** Provided data **
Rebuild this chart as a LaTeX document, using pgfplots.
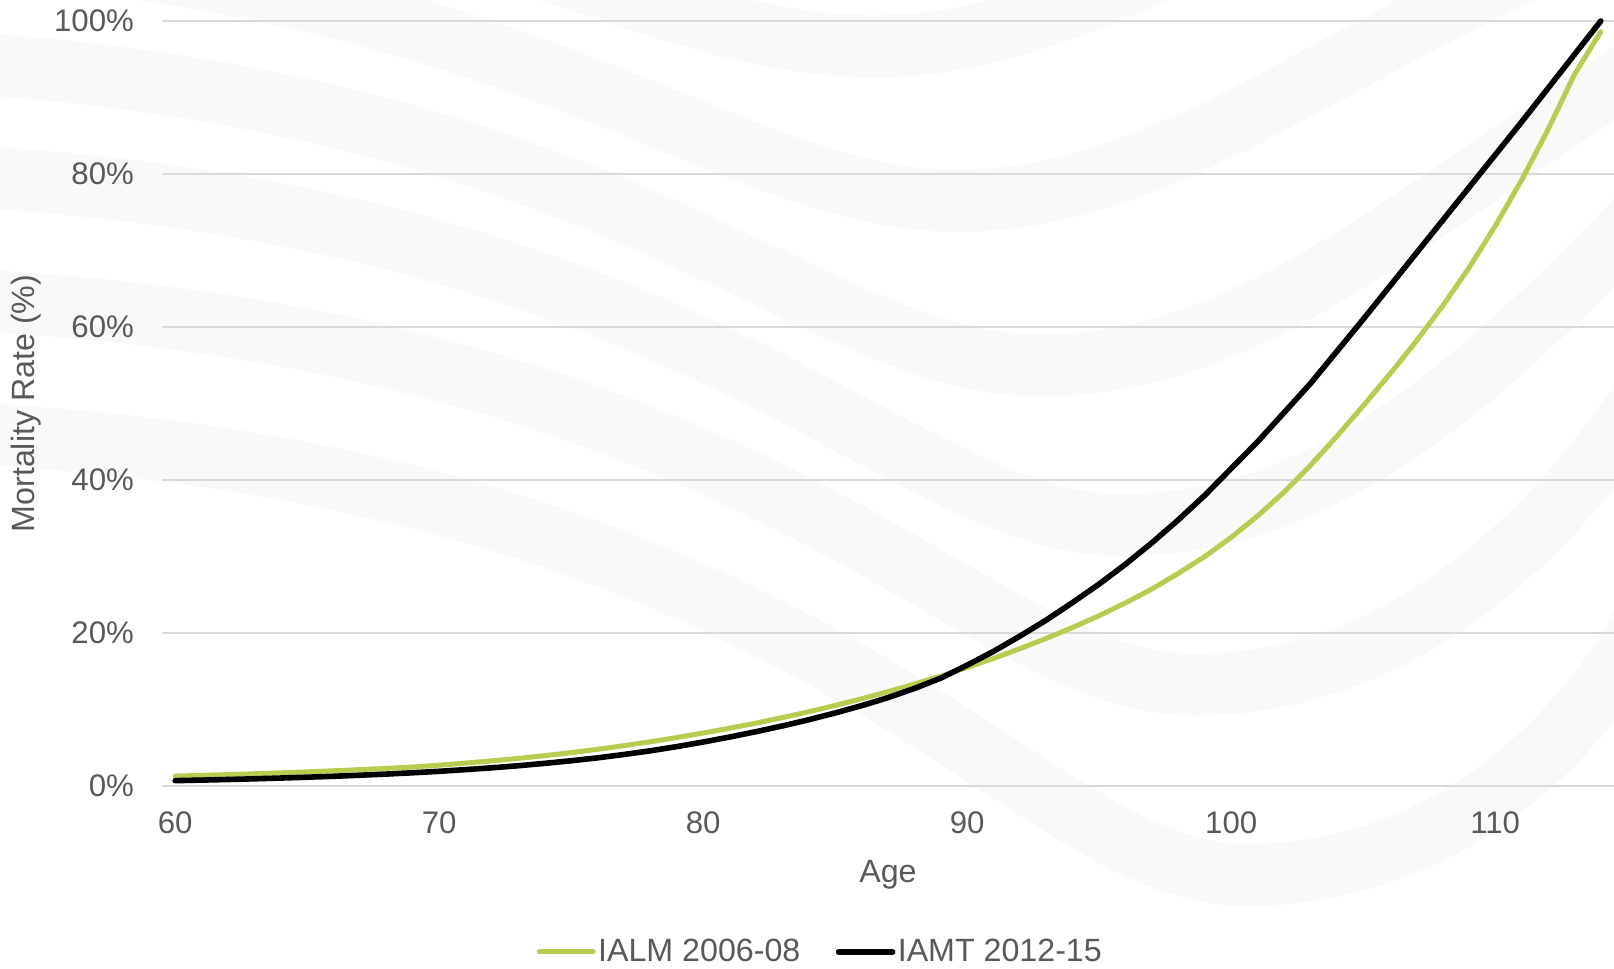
\documentclass[border=0pt]{standalone}
\usepackage{fontspec}
\setmainfont{Liberation Sans}
\usepackage{pgfplots}
\pgfplotsset{compat=1.18}
\usepackage{pgfplotstable}

\definecolor{ialm}{RGB}{183,205,80}
\definecolor{txt}{RGB}{89,89,89}
\definecolor{gridc}{RGB}{217,217,217}
\definecolor{wave}{RGB}{249,249,249}

% Mortality rates (%) by age
\pgfplotstableread{
age ialm  iamt
60  1.30  0.70
61  1.39  0.77
62  1.49  0.85
63  1.60  0.94
64  1.72  1.04
65  1.85  1.15
66  1.99  1.27
67  2.14  1.41
68  2.30  1.56
69  2.48  1.73
70  2.72  1.92
71  2.99  2.14
72  3.29  2.38
73  3.61  2.65
74  3.97  2.96
75  4.36  3.30
76  4.80  3.68
77  5.27  4.12
78  5.78  4.60
79  6.33  5.15
80  6.92  5.75
81  7.55  6.40
82  8.22  7.10
83  8.94  7.85
84  9.71  8.66
85  10.53 9.55
86  11.40 10.50
87  12.33 11.55
88  13.32 12.75
89  14.37 14.10
90  15.49 15.80
91  16.68 17.60
92  17.95 19.60
93  19.30 21.70
94  20.74 24.00
95  22.27 26.40
96  23.95 29.00
97  25.75 31.80
98  27.80 34.80
99  30.00 38.00
100 32.50 41.50
101 35.30 45.00
102 38.40 48.80
103 41.90 52.60
104 45.70 56.80
105 49.70 61.00
106 53.80 65.30
107 58.10 69.60
108 62.70 73.90
109 67.70 78.20
110 73.20 82.50
111 79.20 86.80
112 85.80 91.20
113 93.00 95.60
114 98.60 100.00
}\mortality

\begin{document}
\begin{tikzpicture}
\path[use as bounding box] (0,0) rectangle (807pt,484.5pt);

% faint decorative waves in the background
\begin{scope}[shift={(0,484.5pt)}, x=0.5147pt, y=-0.5147pt]
  \clip (0,0) rectangle (1568,941);
  \foreach \yl/\xt/\yt/\yr in {-150/850/45/-200, -50/930/195/-100, 60/1010/355/30, 170/1090/510/150, 290/1160/665/300, 420/1210/850/480} {
    \draw[wave, line width=31pt]
      (-50,\yl) .. controls (\xt-400,\yl+40) and (\xt-220,\yt) .. (\xt,\yt)
      .. controls (\xt+220,\yt) and (\xt+380,\yt-170) .. (1650,\yr);
  }
\end{scope}

\begin{axis}[
  at={(81pt,91.5pt)}, anchor=south west,
  scale only axis, width=726pt, height=382.5pt,
  xmin=59.5, xmax=114.5, ymin=0, ymax=100,
  enlargelimits=false, clip=false,
  xtick={60,70,...,110}, ytick={0,20,...,100},
  yticklabel={\pgfmathprintnumber{\tick}\%},
  /pgf/number format/assume math mode=true,
  axis line style={draw=none},
  major tick length=0pt,
  ymajorgrids, grid style={gridc, line width=0.8pt},
  tick label style={font=\fontsize{15.6}{18}\selectfont, text=txt},
  yticklabel style={xshift=-10.5pt},
  xticklabel style={yshift=-9.5pt},
  xlabel={Age}, ylabel={Mortality Rate (\%)},
  label style={font=\fontsize{16.1}{19}\selectfont, text=txt},
  xlabel style={at={(axis description cs:0.5,-0.1163)}, anchor=center},
  ylabel style={at={(axis description cs:-0.0937,0.5)}, anchor=center},
  legend columns=2,
  legend style={at={(axis description cs:0.4535,-0.217)}, anchor=center,
    draw=none, fill=none, inner sep=0pt,
    font=\fontsize{16.1}{19}\selectfont, text=txt,
    /tikz/every even column/.append style={column sep=16.5pt},
    nodes={inner xsep=1.2pt}},
  legend image code/.code={\draw[#1] (0pt,0pt) -- (27pt,0pt);},
]
\addplot[ialm, line width=2.5pt, line cap=round, line join=round]
  table[x=age, y=ialm]{\mortality};
\addlegendentry{IALM 2006-08}
\addplot[black, line width=2.8pt, line cap=round, line join=round]
  table[x=age, y=iamt]{\mortality};
\addlegendentry{IAMT 2012-15}
\end{axis}
\end{tikzpicture}
\end{document}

** What is required **
Reproduce the data verbatim. Do not carry any picture into the copy.

** Output of the task **
Rebuild this chart as a LaTeX document, using pgfplots.
\documentclass[border=0pt]{standalone}
\usepackage{fontspec}
\setmainfont{Liberation Sans}
\usepackage{pgfplots}
\pgfplotsset{compat=1.18}
\usepackage{pgfplotstable}

\definecolor{ialm}{RGB}{183,205,80}
\definecolor{txt}{RGB}{89,89,89}
\definecolor{gridc}{RGB}{217,217,217}
\definecolor{wave}{RGB}{249,249,249}

% Mortality rates (%) by age
\pgfplotstableread{
age ialm  iamt
60  1.30  0.70
61  1.39  0.77
62  1.49  0.85
63  1.60  0.94
64  1.72  1.04
65  1.85  1.15
66  1.99  1.27
67  2.14  1.41
68  2.30  1.56
69  2.48  1.73
70  2.72  1.92
71  2.99  2.14
72  3.29  2.38
73  3.61  2.65
74  3.97  2.96
75  4.36  3.30
76  4.80  3.68
77  5.27  4.12
78  5.78  4.60
79  6.33  5.15
80  6.92  5.75
81  7.55  6.40
82  8.22  7.10
83  8.94  7.85
84  9.71  8.66
85  10.53 9.55
86  11.40 10.50
87  12.33 11.55
88  13.32 12.75
89  14.37 14.10
90  15.49 15.80
91  16.68 17.60
92  17.95 19.60
93  19.30 21.70
94  20.74 24.00
95  22.27 26.40
96  23.95 29.00
97  25.75 31.80
98  27.80 34.80
99  30.00 38.00
100 32.50 41.50
101 35.30 45.00
102 38.40 48.80
103 41.90 52.60
104 45.70 56.80
105 49.70 61.00
106 53.80 65.30
107 58.10 69.60
108 62.70 73.90
109 67.70 78.20
110 73.20 82.50
111 79.20 86.80
112 85.80 91.20
113 93.00 95.60
114 98.60 100.00
}\mortality

\begin{document}
\begin{tikzpicture}
\path[use as bounding box] (0,0) rectangle (807pt,484.5pt);

% faint decorative waves in the background
\begin{scope}[shift={(0,484.5pt)}, x=0.5147pt, y=-0.5147pt]
  \clip (0,0) rectangle (1568,941);
  \foreach \yl/\xt/\yt/\yr in {-150/850/45/-200, -50/930/195/-100, 60/1010/355/30, 170/1090/510/150, 290/1160/665/300, 420/1210/850/480} {
    \draw[wave, line width=31pt]
      (-50,\yl) .. controls (\xt-400,\yl+40) and (\xt-220,\yt) .. (\xt,\yt)
      .. controls (\xt+220,\yt) and (\xt+380,\yt-170) .. (1650,\yr);
  }
\end{scope}

\begin{axis}[
  at={(81pt,91.5pt)}, anchor=south west,
  scale only axis, width=726pt, height=382.5pt,
  xmin=59.5, xmax=114.5, ymin=0, ymax=100,
  enlargelimits=false, clip=false,
  xtick={60,70,...,110}, ytick={0,20,...,100},
  yticklabel={\pgfmathprintnumber{\tick}\%},
  /pgf/number format/assume math mode=true,
  axis line style={draw=none},
  major tick length=0pt,
  ymajorgrids, grid style={gridc, line width=0.8pt},
  tick label style={font=\fontsize{15.6}{18}\selectfont, text=txt},
  yticklabel style={xshift=-10.5pt},
  xticklabel style={yshift=-9.5pt},
  xlabel={Age}, ylabel={Mortality Rate (\%)},
  label style={font=\fontsize{16.1}{19}\selectfont, text=txt},
  xlabel style={at={(axis description cs:0.5,-0.1163)}, anchor=center},
  ylabel style={at={(axis description cs:-0.0937,0.5)}, anchor=center},
  legend columns=2,
  legend style={at={(axis description cs:0.4535,-0.217)}, anchor=center,
    draw=none, fill=none, inner sep=0pt,
    font=\fontsize{16.1}{19}\selectfont, text=txt,
    /tikz/every even column/.append style={column sep=16.5pt},
    nodes={inner xsep=1.2pt}},
  legend image code/.code={\draw[#1] (0pt,0pt) -- (27pt,0pt);},
]
\addplot[ialm, line width=2.5pt, line cap=round, line join=round]
  table[x=age, y=ialm]{\mortality};
\addlegendentry{IALM 2006-08}
\addplot[black, line width=2.8pt, line cap=round, line join=round]
  table[x=age, y=iamt]{\mortality};
\addlegendentry{IAMT 2012-15}
\end{axis}
\end{tikzpicture}
\end{document}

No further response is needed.